+++ SOURCE MATERIAL +++
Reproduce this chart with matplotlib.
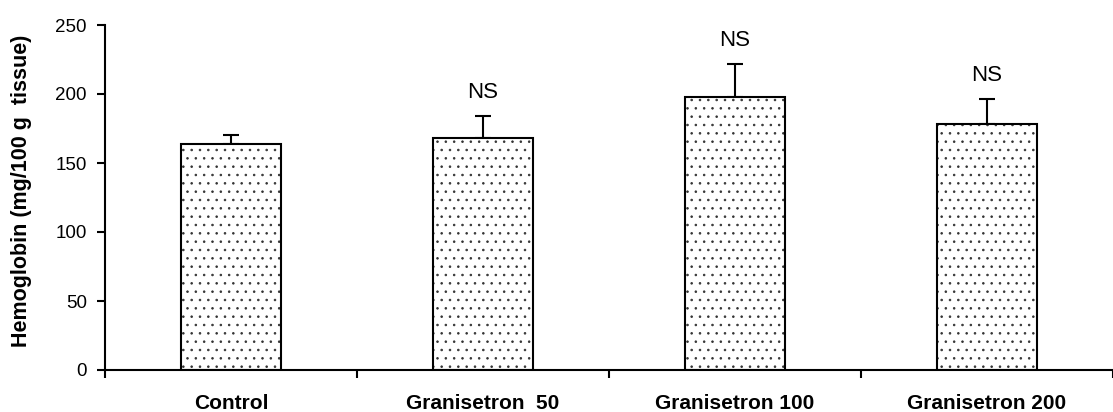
import matplotlib.pyplot as plt

plt.rcParams['font.family'] = ['Liberation Sans', 'DejaVu Sans']
plt.rcParams['hatch.linewidth'] = 0.6
plt.rcParams['hatch.color'] = '#333333'

groups = ['Control', 'Granisetron  50', 'Granisetron 100', 'Granisetron 200']
means = [164, 168, 198, 178]
errs = [6.5, 16, 24, 18.5]
marks = ['', 'NS', 'NS', 'NS']

fig = plt.figure(figsize=(11.13, 4.12), dpi=100)
ax = fig.add_axes([105 / 1113, 42 / 412, 1008 / 1113, 345 / 412])

x = list(range(len(groups)))
bars = ax.bar(x, means, width=0.4, color='white', edgecolor='black',
              linewidth=1.5, hatch='..', zorder=2)
for b in bars:
    b._hatch_color = (0.2, 0.2, 0.2, 1.0)
ax.errorbar(x, means, yerr=[[0] * len(errs), errs], fmt='none',
            ecolor='black', elinewidth=1.5, capsize=5.5, capthick=1.5, zorder=1)

# NS marks above the error bars
for xi, m, e, t in zip(x, means, errs, marks):
    if t:
        ax.text(xi, m + e + 17, t, ha='center', va='center', fontsize=16)

ax.set_xlim(-0.5, 3.46)
ax.set_ylim(0, 250)
ax.set_yticks([0, 50, 100, 150, 200, 250])

# group separators as major ticks, names on minor ticks
ax.set_xticks([-0.5, 0.5, 1.5, 2.5, 3.5])
ax.set_xticklabels([])
ax.set_xticks(x, minor=True)
ax.set_xticklabels(groups, minor=True, fontsize=15, fontweight='bold')
ax.tick_params(axis='x', which='minor', length=0, pad=17)
ax.tick_params(axis='x', which='major', length=6, width=1.5, direction='out')
ax.tick_params(axis='y', length=6, width=1.5, pad=7, labelsize=13.5)

ax.set_ylabel('Hemoglobin (mg/100 g  tissue)', fontsize=15.5, fontweight='bold')
ax.yaxis.set_label_coords(-0.072, 0.52)

for s in ['top', 'right']:
    ax.spines[s].set_visible(False)
for s in ['left', 'bottom']:
    ax.spines[s].set_linewidth(1.5)

fig.savefig('out.png', dpi=100)
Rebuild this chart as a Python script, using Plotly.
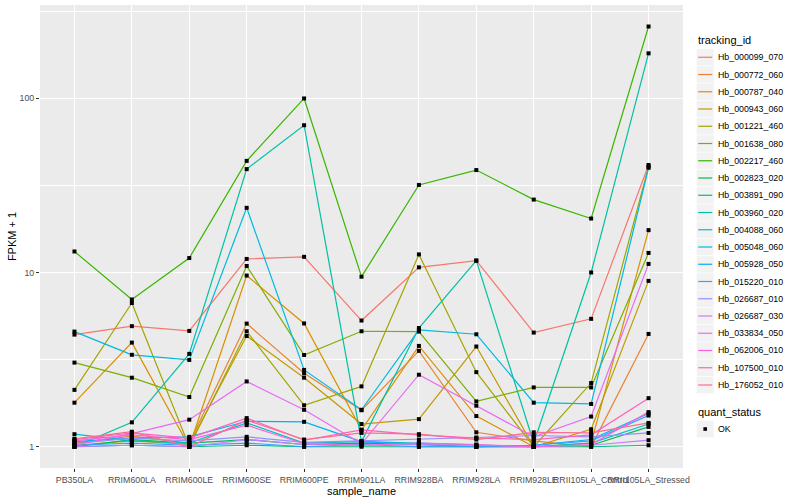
import plotly.graph_objects as go

sample_names = ["PB350LA", "RRIM600LA", "RRIM600LE", "RRIM600SE", "RRIM600PE",
                "RRIM901LA", "RRIM928BA", "RRIM928LA", "RRIM928LE",
                "RRII105LA_Control", "RRII105LA_Stressed"]

tracking_ids = ["Hb_000099_070", "Hb_000772_060", "Hb_000787_040", "Hb_000943_060",
                "Hb_001221_460", "Hb_001638_080", "Hb_002217_460", "Hb_002823_020",
                "Hb_003891_090", "Hb_003960_020", "Hb_004088_060", "Hb_005048_060",
                "Hb_005928_050", "Hb_015220_010", "Hb_026687_010", "Hb_026687_030",
                "Hb_033834_050", "Hb_062006_010", "Hb_107500_010", "Hb_176052_010"]

colors = ["#F8766D", "#EA8331", "#D89000", "#C09B00", "#A3A500", "#7CAE00", "#39B600",
          "#00BB4E", "#00BF7D", "#00C1A3", "#00BFC4", "#00BAE0", "#00B0F6", "#35A2FF",
          "#9590FF", "#C77CFF", "#E76BF3", "#FA62DB", "#FF62BC", "#FF6C91"]

# FPKM + 1 values per sample (same order as sample_names)
hb_000099_070 = [4.40, 4.92, 4.62, 11.96, 12.3, 5.30, 10.7, 11.7, 4.52, 5.42, 41.4]
hb_000772_060 = [1.05, 1.15, 1.05, 5.09, 2.64, 1.62, 3.55, 1.21, 1.08, 1.00, 4.44]
hb_000787_040 = [1.79, 3.96, 1.00, 9.60, 5.10, 1.25, 3.79, 1.50, 1.00, 1.05, 17.5]
hb_000943_060 = [1.02, 1.08, 1.03, 4.32, 2.49, 1.35, 1.44, 3.76, 1.00, 1.26, 8.95]
hb_001221_460 = [2.12, 6.68, 1.00, 4.60, 1.73, 2.22, 12.7, 2.68, 1.00, 2.32, 40.5]
hb_001638_080 = [3.04, 2.49, 1.93, 10.9, 3.36, 4.60, 4.58, 1.82, 2.19, 2.19, 12.95]
hb_002217_460 = [13.2, 7.00, 12.1, 43.7, 99.7, 9.46, 31.8, 38.7, 26.2, 20.4, 258.0]
hb_002823_020 = [1.00, 1.10, 1.05, 1.10, 1.03, 1.05, 1.03, 1.00, 1.00, 1.02, 1.30]
hb_003891_090 = [1.00, 1.02, 1.00, 1.02, 1.00, 1.00, 1.00, 1.00, 1.00, 1.00, 1.02]
hb_003960_020 = [1.00, 1.38, 3.41, 39.2, 70.0, 1.07, 4.80, 11.7, 1.05, 10.0, 181.0]
hb_004088_060 = [1.18, 1.08, 1.05, 1.37, 1.05, 1.07, 1.05, 1.02, 1.00, 1.05, 1.35]
hb_005048_060 = [4.58, 3.37, 3.15, 23.5, 2.76, 1.63, 4.68, 4.42, 1.79, 1.76, 39.9]
hb_005928_050 = [1.07, 1.12, 1.14, 1.40, 1.39, 1.07, 1.03, 1.00, 1.02, 1.10, 1.55]
hb_015220_010 = [1.02, 1.05, 1.02, 1.05, 1.00, 1.03, 1.00, 1.00, 1.02, 1.08, 1.51]
hb_026687_010 = [1.04, 1.12, 1.08, 1.14, 1.06, 1.08, 1.10, 1.13, 1.16, 1.14, 1.20]
hb_026687_030 = [1.00, 1.02, 1.00, 1.10, 1.03, 1.02, 1.03, 1.02, 1.00, 1.02, 1.09]
hb_033834_050 = [1.02, 1.19, 1.43, 2.37, 1.63, 1.04, 2.59, 1.72, 1.14, 1.49, 11.2]
hb_062006_010 = [1.08, 1.17, 1.10, 1.33, 1.04, 1.02, 1.05, 1.03, 1.00, 1.03, 1.58]
hb_107500_010 = [1.10, 1.20, 1.12, 1.46, 1.09, 1.25, 1.17, 1.12, 1.10, 1.17, 1.90]
hb_176052_010 = [1.11, 1.22, 1.00, 1.42, 1.10, 1.20, 1.18, 1.10, 1.21, 1.20, 1.37]

series = [hb_000099_070, hb_000772_060, hb_000787_040, hb_000943_060, hb_001221_460,
          hb_001638_080, hb_002217_460, hb_002823_020, hb_003891_090, hb_003960_020,
          hb_004088_060, hb_005048_060, hb_005928_050, hb_015220_010, hb_026687_010,
          hb_026687_030, hb_033834_050, hb_062006_010, hb_107500_010, hb_176052_010]

quant_status = ["OK"]

FONT = "Liberation Sans, Arial, Helvetica, sans-serif"
W, H = 800, 500
L, R, T, B = 40, 683.3, 5, 468.3   # panel edges in pixels

def px(xp):
    return (xp - L) / (R - L)

def py(yp):
    return (B - yp) / (B - T)

fig = go.Figure()

for tid, col, vals in zip(tracking_ids, colors, series):
    fig.add_trace(go.Scatter(x=sample_names, y=vals, mode="lines", name=tid,
                             line=dict(color=col, width=1.2), showlegend=False))

all_x = [s for vals in series for s in sample_names]
all_y = [v for vals in series for v in vals]
fig.add_trace(go.Scatter(x=all_x, y=all_y, mode="markers", name=quant_status[0],
                         marker=dict(symbol="square", size=4, color="black"),
                         showlegend=False))

shapes = []
annotations = []

# legend: tracking_id
annotations.append(dict(x=px(696), y=py(40), xref="paper", yref="paper",
                        text="tracking_id", showarrow=False, xanchor="left",
                        yanchor="middle", font=dict(family=FONT, size=11, color="black")))
item0, step = 57.3, 17.26
for i, (tid, col) in enumerate(zip(tracking_ids, colors)):
    cy = item0 + i * step
    shapes.append(dict(type="rect", xref="paper", yref="paper",
                       x0=px(697), x1=px(714), y0=py(cy - 8.3), y1=py(cy + 8.3),
                       fillcolor="#F2F2F2", line=dict(width=0), layer="above"))
    shapes.append(dict(type="line", xref="paper", yref="paper",
                       x0=px(698.5), x1=px(712.5), y0=py(cy), y1=py(cy),
                       line=dict(color=col, width=1.2), layer="above"))
    annotations.append(dict(x=px(716.5), y=py(cy), xref="paper", yref="paper",
                            text=tid, showarrow=False, xanchor="left", yanchor="middle",
                            font=dict(family=FONT, size=8.8, color="black")))

# legend: quant_status
annotations.append(dict(x=px(696), y=py(412), xref="paper", yref="paper",
                        text="quant_status", showarrow=False, xanchor="left",
                        yanchor="middle", font=dict(family=FONT, size=11, color="black")))
qy = 429.3
shapes.append(dict(type="rect", xref="paper", yref="paper",
                   x0=px(697), x1=px(714), y0=py(qy - 8.3), y1=py(qy + 8.3),
                   fillcolor="#F2F2F2", line=dict(width=0), layer="above"))
shapes.append(dict(type="rect", xref="paper", yref="paper",
                   x0=px(703.7), x1=px(707.3), y0=py(qy - 1.8), y1=py(qy + 1.8),
                   fillcolor="black", line=dict(width=0), layer="above"))
annotations.append(dict(x=px(716), y=py(qy), xref="paper", yref="paper",
                        text=quant_status[0], showarrow=False, xanchor="left",
                        yanchor="middle", font=dict(family=FONT, size=8.8, color="black")))

fig.update_layout(
    width=W, height=H,
    margin=dict(l=L, r=W - R, t=T, b=H - B, pad=0),
    paper_bgcolor="white", plot_bgcolor="#EBEBEB",
    font=dict(family=FONT, size=8.8, color="#4D4D4D"),
    shapes=shapes, annotations=annotations,
    showlegend=False,
)

fig.update_xaxes(
    type="category", categoryorder="array", categoryarray=sample_names,
    range=[-0.6, len(sample_names) - 0.4],
    automargin=False,
    showgrid=True, gridcolor="white", gridwidth=1.07,
    zeroline=False, showline=False,
    ticks="outside", ticklen=3, tickwidth=1, tickcolor="#333333",
    tickangle=0, tickfont=dict(family=FONT, size=8.8, color="#4D4D4D"),
    title=dict(text="sample_name", font=dict(family=FONT, size=11, color="black"), standoff=0),
)

fig.update_yaxes(
    type="log", range=[-0.122, 2.535],
    automargin=False,
    tickvals=[1, 10, 100], ticktext=["1", "10", "100"],
    showgrid=True, gridcolor="white", gridwidth=1.07,
    minor=dict(tickvals=[10 ** 0.5, 10 ** 1.5, 10 ** 2.5], showgrid=True,
               gridcolor="white", gridwidth=0.53, ticks=""),
    zeroline=False, showline=False,
    ticks="outside", ticklen=3, tickwidth=1, tickcolor="#333333",
    tickfont=dict(family=FONT, size=8.8, color="#4D4D4D"),
    title=dict(text="FPKM + 1", font=dict(family=FONT, size=11, color="black"), standoff=0),
)

fig.write_html("out.html", config={"displayModeBar": False},
               post_script="document.body.style.margin='0px';")
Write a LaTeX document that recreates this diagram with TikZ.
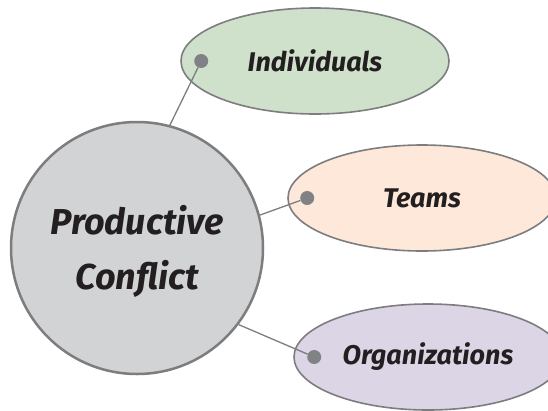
\documentclass[tikz,border=0pt]{standalone}
\usepackage{fontspec}
\setmainfont{Fira Sans}
\usetikzlibrary{shapes.geometric}
\definecolor{edgegray}{HTML}{7D7D7F}
\definecolor{hubgray}{HTML}{D1D3D4}
\definecolor{knobgray}{HTML}{808285}
\definecolor{indgreen}{HTML}{CFE0CB}
\definecolor{teampeach}{HTML}{FDE8D9}
\definecolor{orglilac}{HTML}{DCD5E6}
\definecolor{inkblack}{HTML}{231F20}

\begin{document}
\begin{tikzpicture}[x=1pt,y=-1pt,
  hub/.style={circle,draw=edgegray,line width=2.5pt,fill=hubgray,minimum size=252pt,inner sep=0pt,
    text=inkblack,align=center,text height=90pt,font=\fontsize{36}{55}\selectfont\bfseries\itshape},
  leaf/.style={ellipse,draw=edgegray,line width=1.6pt,minimum width=268pt,minimum height=106pt,inner sep=0pt,
    text=inkblack,font=\fontsize{27}{30}\selectfont\bfseries\itshape},
  knob/.style={circle,fill=knobgray,minimum size=14pt,inner sep=0pt},
  link/.style={draw=edgegray,line width=1.3pt}]
\useasboundingbox (0,0) rectangle (548,410);
\clip (0,0) rectangle (548,410);
\node[hub] (pc) at (137,248) {Productive\\Conflict};
\node[leaf,fill=indgreen] (ind) at (315,61) {Individuals};
\node[leaf,fill=teampeach] (team) at (422,198) {Teams};
\node[leaf,fill=orglilac] (org) at (428,357) {Organizations};
\node[knob] (kind) at ([xshift=21pt]ind.west) {};
\node[knob] (kteam) at ([xshift=20pt]team.west) {};
\node[knob] (korg) at ([xshift=21pt]org.west) {};
\draw[link] (pc.75) -- (kind);
\draw[link] (pc.15) -- (kteam);
\draw[link] (pc.-37) -- (korg);
\end{tikzpicture}
\end{document}
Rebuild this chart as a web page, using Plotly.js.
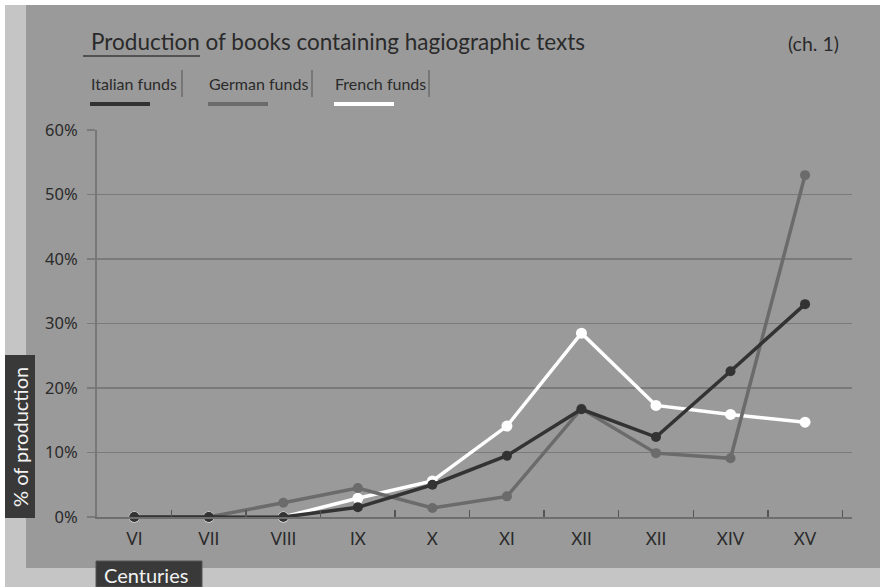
+++
■ EXERCISE
Emit the lines of the material exactly, from its first line to the line containing "ax.set_yticks([0, 50, 100, 150, 200, 250])", inclusive; leave every picture out.

■ RESPONSE
Reproduce this chart with matplotlib.
import matplotlib.pyplot as plt

plt.rcParams['font.family'] = ['Liberation Sans', 'DejaVu Sans']
plt.rcParams['hatch.linewidth'] = 0.6
plt.rcParams['hatch.color'] = '#333333'

groups = ['Control', 'Granisetron  50', 'Granisetron 100', 'Granisetron 200']
means = [164, 168, 198, 178]
errs = [6.5, 16, 24, 18.5]
marks = ['', 'NS', 'NS', 'NS']

fig = plt.figure(figsize=(11.13, 4.12), dpi=100)
ax = fig.add_axes([105 / 1113, 42 / 412, 1008 / 1113, 345 / 412])

x = list(range(len(groups)))
bars = ax.bar(x, means, width=0.4, color='white', edgecolor='black',
              linewidth=1.5, hatch='..', zorder=2)
for b in bars:
    b._hatch_color = (0.2, 0.2, 0.2, 1.0)
ax.errorbar(x, means, yerr=[[0] * len(errs), errs], fmt='none',
            ecolor='black', elinewidth=1.5, capsize=5.5, capthick=1.5, zorder=1)

# NS marks above the error bars
for xi, m, e, t in zip(x, means, errs, marks):
    if t:
        ax.text(xi, m + e + 17, t, ha='center', va='center', fontsize=16)

ax.set_xlim(-0.5, 3.46)
ax.set_ylim(0, 250)
ax.set_yticks([0, 50, 100, 150, 200, 250])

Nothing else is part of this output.